▸ WRITTEN PROBLEM:
Return the records word for word. Any pictures in them are not part of the copy.

▸ TASK MATERIAL:
....

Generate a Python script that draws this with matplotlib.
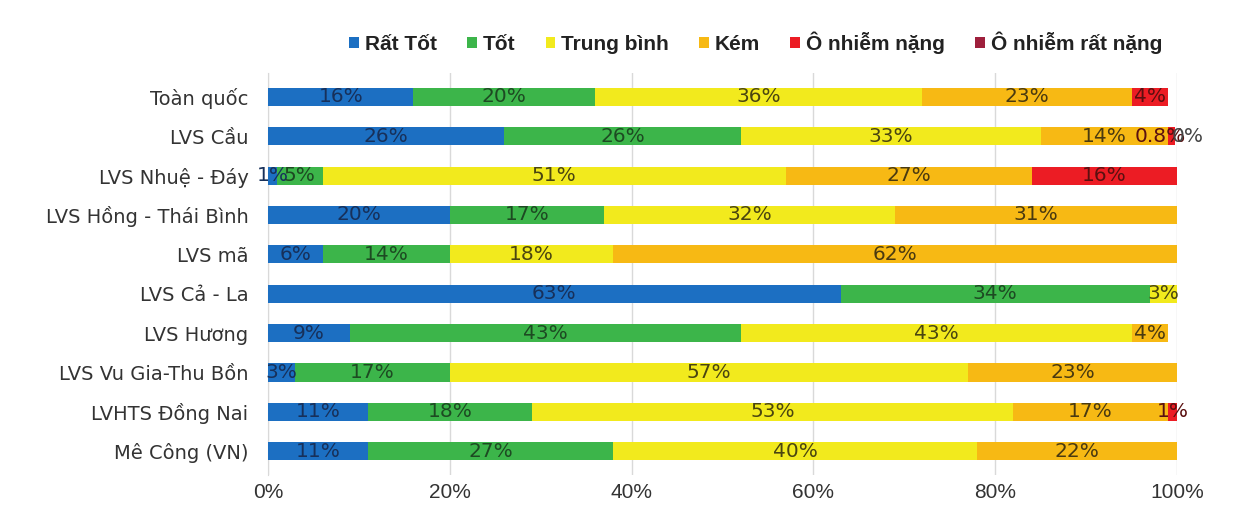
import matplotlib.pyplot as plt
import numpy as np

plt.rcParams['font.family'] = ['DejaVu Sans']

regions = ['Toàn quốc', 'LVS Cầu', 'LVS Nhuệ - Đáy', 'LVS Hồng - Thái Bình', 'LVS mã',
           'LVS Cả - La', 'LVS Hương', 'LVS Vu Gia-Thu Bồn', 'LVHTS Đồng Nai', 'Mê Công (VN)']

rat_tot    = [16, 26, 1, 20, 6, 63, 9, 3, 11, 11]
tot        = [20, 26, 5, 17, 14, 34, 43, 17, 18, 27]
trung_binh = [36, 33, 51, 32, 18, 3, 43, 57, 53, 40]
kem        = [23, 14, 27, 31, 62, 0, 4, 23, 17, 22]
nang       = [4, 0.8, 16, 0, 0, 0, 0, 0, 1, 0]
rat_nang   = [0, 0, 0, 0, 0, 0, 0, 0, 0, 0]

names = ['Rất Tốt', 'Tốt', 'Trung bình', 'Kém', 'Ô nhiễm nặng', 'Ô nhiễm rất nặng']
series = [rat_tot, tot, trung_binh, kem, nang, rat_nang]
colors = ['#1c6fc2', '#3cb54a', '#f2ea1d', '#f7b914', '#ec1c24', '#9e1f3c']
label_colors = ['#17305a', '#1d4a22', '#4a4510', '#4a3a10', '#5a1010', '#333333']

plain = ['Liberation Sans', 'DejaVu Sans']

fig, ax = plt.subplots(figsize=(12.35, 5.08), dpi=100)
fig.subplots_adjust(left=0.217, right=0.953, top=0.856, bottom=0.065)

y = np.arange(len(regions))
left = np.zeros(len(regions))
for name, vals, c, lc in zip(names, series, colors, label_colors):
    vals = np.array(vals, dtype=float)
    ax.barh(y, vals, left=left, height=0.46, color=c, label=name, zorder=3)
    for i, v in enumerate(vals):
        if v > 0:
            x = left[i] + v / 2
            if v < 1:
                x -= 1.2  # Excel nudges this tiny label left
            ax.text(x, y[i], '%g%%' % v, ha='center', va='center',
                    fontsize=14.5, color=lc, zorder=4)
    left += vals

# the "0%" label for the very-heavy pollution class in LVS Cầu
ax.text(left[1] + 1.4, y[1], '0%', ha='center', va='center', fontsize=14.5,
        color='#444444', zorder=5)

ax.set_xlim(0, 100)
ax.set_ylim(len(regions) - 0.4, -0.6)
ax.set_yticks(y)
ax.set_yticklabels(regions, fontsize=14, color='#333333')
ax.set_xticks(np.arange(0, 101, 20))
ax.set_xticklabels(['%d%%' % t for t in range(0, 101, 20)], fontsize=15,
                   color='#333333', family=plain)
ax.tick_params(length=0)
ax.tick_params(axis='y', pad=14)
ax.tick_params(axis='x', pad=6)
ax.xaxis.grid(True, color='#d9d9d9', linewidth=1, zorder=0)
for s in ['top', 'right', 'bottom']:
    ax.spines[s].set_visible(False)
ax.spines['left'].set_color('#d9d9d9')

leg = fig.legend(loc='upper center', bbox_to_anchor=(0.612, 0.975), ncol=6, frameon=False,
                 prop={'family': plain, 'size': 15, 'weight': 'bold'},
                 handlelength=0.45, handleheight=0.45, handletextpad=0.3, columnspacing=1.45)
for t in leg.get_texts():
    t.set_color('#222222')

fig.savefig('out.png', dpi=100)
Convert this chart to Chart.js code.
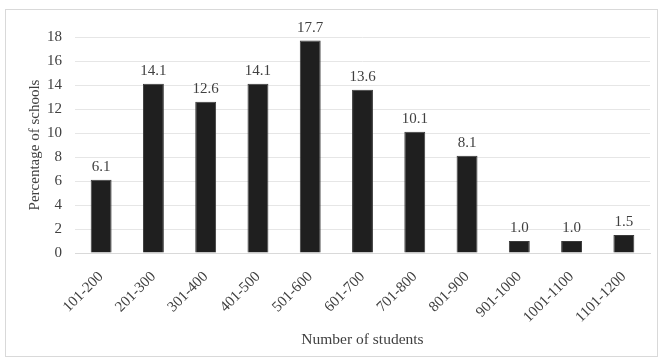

....

▸ THE RESULT:
Generate a Python script that draws this with matplotlib.
import matplotlib.pyplot as plt
import numpy as np

plt.rcParams['font.family'] = ['DejaVu Sans']

regions = ['Toàn quốc', 'LVS Cầu', 'LVS Nhuệ - Đáy', 'LVS Hồng - Thái Bình', 'LVS mã',
           'LVS Cả - La', 'LVS Hương', 'LVS Vu Gia-Thu Bồn', 'LVHTS Đồng Nai', 'Mê Công (VN)']

rat_tot    = [16, 26, 1, 20, 6, 63, 9, 3, 11, 11]
tot        = [20, 26, 5, 17, 14, 34, 43, 17, 18, 27]
trung_binh = [36, 33, 51, 32, 18, 3, 43, 57, 53, 40]
kem        = [23, 14, 27, 31, 62, 0, 4, 23, 17, 22]
nang       = [4, 0.8, 16, 0, 0, 0, 0, 0, 1, 0]
rat_nang   = [0, 0, 0, 0, 0, 0, 0, 0, 0, 0]

names = ['Rất Tốt', 'Tốt', 'Trung bình', 'Kém', 'Ô nhiễm nặng', 'Ô nhiễm rất nặng']
series = [rat_tot, tot, trung_binh, kem, nang, rat_nang]
colors = ['#1c6fc2', '#3cb54a', '#f2ea1d', '#f7b914', '#ec1c24', '#9e1f3c']
label_colors = ['#17305a', '#1d4a22', '#4a4510', '#4a3a10', '#5a1010', '#333333']

plain = ['Liberation Sans', 'DejaVu Sans']

fig, ax = plt.subplots(figsize=(12.35, 5.08), dpi=100)
fig.subplots_adjust(left=0.217, right=0.953, top=0.856, bottom=0.065)

y = np.arange(len(regions))
left = np.zeros(len(regions))
for name, vals, c, lc in zip(names, series, colors, label_colors):
    vals = np.array(vals, dtype=float)
    ax.barh(y, vals, left=left, height=0.46, color=c, label=name, zorder=3)
    for i, v in enumerate(vals):
        if v > 0:
            x = left[i] + v / 2
            if v < 1:
                x -= 1.2  # Excel nudges this tiny label left
            ax.text(x, y[i], '%g%%' % v, ha='center', va='center',
                    fontsize=14.5, color=lc, zorder=4)
    left += vals

# the "0%" label for the very-heavy pollution class in LVS Cầu
ax.text(left[1] + 1.4, y[1], '0%', ha='center', va='center', fontsize=14.5,
        color='#444444', zorder=5)

ax.set_xlim(0, 100)
ax.set_ylim(len(regions) - 0.4, -0.6)
ax.set_yticks(y)
ax.set_yticklabels(regions, fontsize=14, color='#333333')
ax.set_xticks(np.arange(0, 101, 20))
ax.set_xticklabels(['%d%%' % t for t in range(0, 101, 20)], fontsize=15,
                   color='#333333', family=plain)
ax.tick_params(length=0)
ax.tick_params(axis='y', pad=14)
ax.tick_params(axis='x', pad=6)
ax.xaxis.grid(True, color='#d9d9d9', linewidth=1, zorder=0)
for s in ['top', 'right', 'bottom']:
    ax.spines[s].set_visible(False)
ax.spines['left'].set_color('#d9d9d9')

leg = fig.legend(loc='upper center', bbox_to_anchor=(0.612, 0.975), ncol=6, frameon=False,
                 prop={'family': plain, 'size': 15, 'weight': 'bold'},
                 handlelength=0.45, handleheight=0.45, handletextpad=0.3, columnspacing=1.45)
for t in leg.get_texts():
    t.set_color('#222222')

fig.savefig('out.png', dpi=100)
Convert this chart to Chart.js code.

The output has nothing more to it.